Mediapunta, comme Isco et James
Cette relation presque paternaliste qu’entretient Carlo Ancelotti avec Benzema date de son arrivée sur le banc du Santiago-Bernabéu. À peine assis sous sa guérite, l’Italien comprend que l’apport du Français est aussi évident qu’un nez au milieu de la figure. Ce combat n’économise pas à l’Italien de nombreuses déclarations d’amour face-caméra envers le Français. Des justifications médiatiques permanentes contre le diktat des statistiques. Samedi dernier, après son 25e doublé sous la liquette du Real Madrid, Carletto en a encore rajouté une couche : « Le but qu’a marqué Karim est un but de qualité. Il a une frappe fantastique. Il faut le féliciter, pas seulement pour ses buts, mais également parce qu’il aide l’équipe. » L’équipe, justement, et son équilibre sont les chevaux de bataille de l’ancien entraîneur du PSG. Sans ses incessants décrochages au milieu, son apport à la récupération – il gratte plus de deux ballons par match, tandis que le Portugais et le Gallois atteignent péniblement le demi-ballon récupéré par rencontre –, difficile d’imaginer une telle liberté pour ses deux comparses, libres de tout travail défensif dans le 4-4-2 défensif du Real.

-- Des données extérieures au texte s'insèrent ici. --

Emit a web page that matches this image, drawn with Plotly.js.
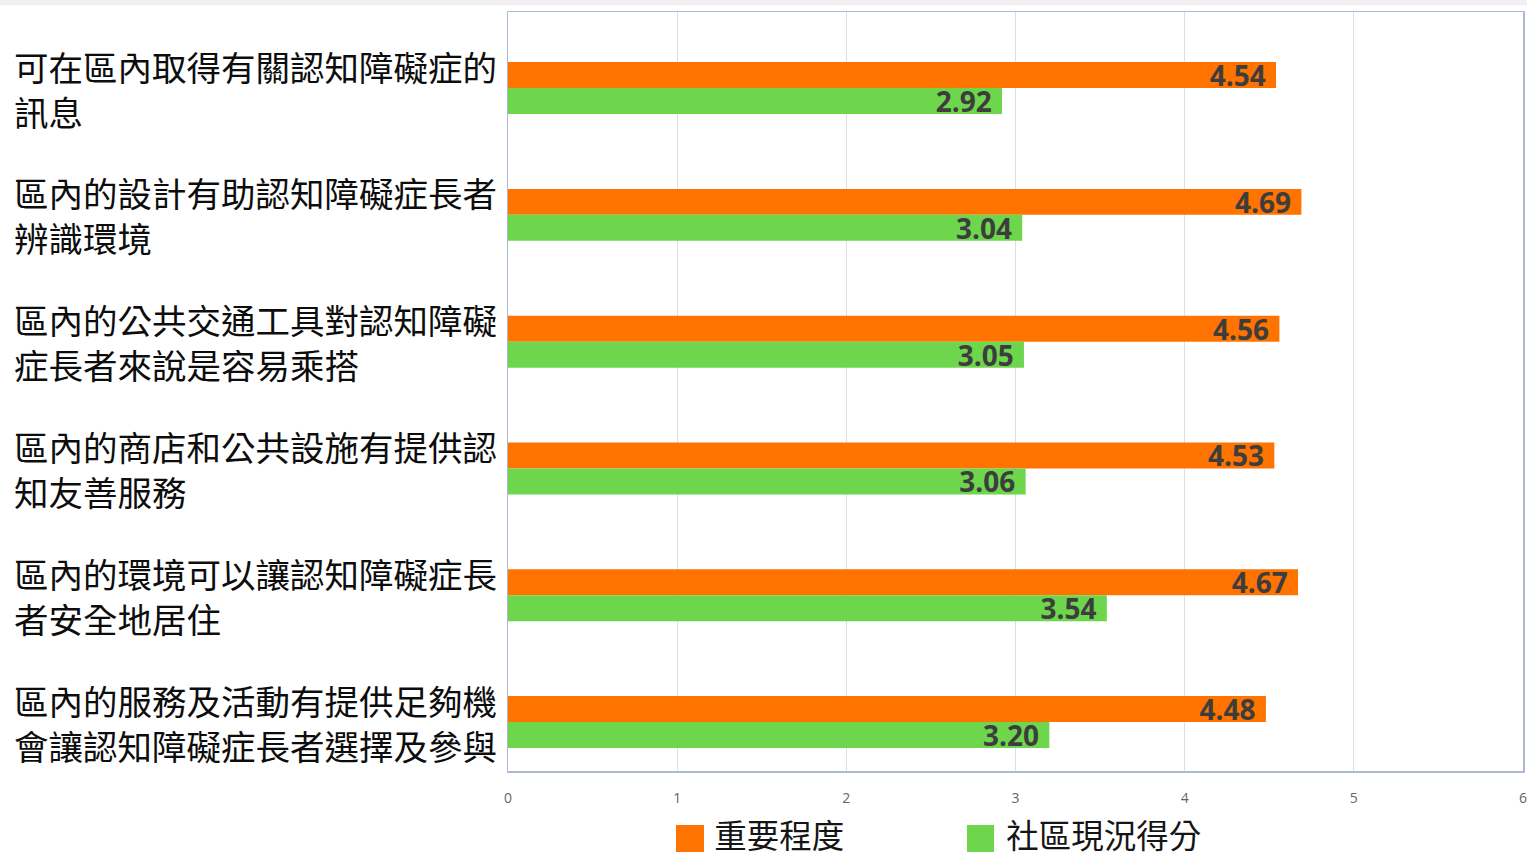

Entre Cristiano Ronaldo et Gareth Bale, dévoreurs d’espaces, Benzema est également la caution du fameux mediapunta si cher au football espagnol. Pointe ou meneur de jeu, buteur ou passeur, ce chaînon huile tout le système merengue. Ancelotti dit souvent que sans Karim, Bale et Cristiano ne marqueraient pas autant, ne seraient pas autant connectés avec le reste de l’équipe. Comme si le Real pouvait bien jouer sans Bale ou sans Ronaldo, ou sans les deux, mais ne pouvait pas produire un beau jeu sans Benzema. Plus qu’une nouvelle démonstration de ce constat – Cristiano est suspendu ce mercredi face à Séville –, KB9 prouve une nouvelle fois cette saison qu’il est indispensable au Real. Depuis quelques semaines, son entente avec James et Isco est rayonnante. Plus qu’avec un Di María, ses jeunes coéquipiers distribuent et cajolent. Surtout, ils transpirent le jeu. Et ça, aucun chiffre ne peut aussi bien le prouver qu’un crochet de l’Andalou, un extérieur du Colombien ou un double contact du Français.
Des œuvres d’art blanches
Tout ce travail de sape, cette participation au jeu seraient peine perdue sans des gestes tout aussi décisifs que délicats. Depuis le début de cet exercice, il affiche 15 buts et 12 passes décisives en 31 matchs. Mieux, il s’offre quelques instants en lévitation. Son enroulé dans la lucarne de la Real Sociedad en est gage, son service pour Cristiano Ronaldo face à Getafe également. En s’emmenant le cuir d’une roulette le long de la ligne de corner, Karim s’est mué le temps d’une action en une légende blanche, Emilio Butragueño. « Il y a beaucoup de joueurs, lorsqu’ils arrivent dans la surface, qui veulent être plus rapides et se précipitent. La tranquillité, c’est le pouvoir » , glissera le Buitre après la rencontre. Ce pouvoir, omnipotent chez le Français, ne l’empêchera pas de devoir justifier à chaque coup d’envoi son statut de grand joueur, accessoirement douzième meilleur buteur des 112 ans d’existence du Real Madrid. Ils sont comme ça dans la nébuleuse merengue, ils aiment douter des belles choses.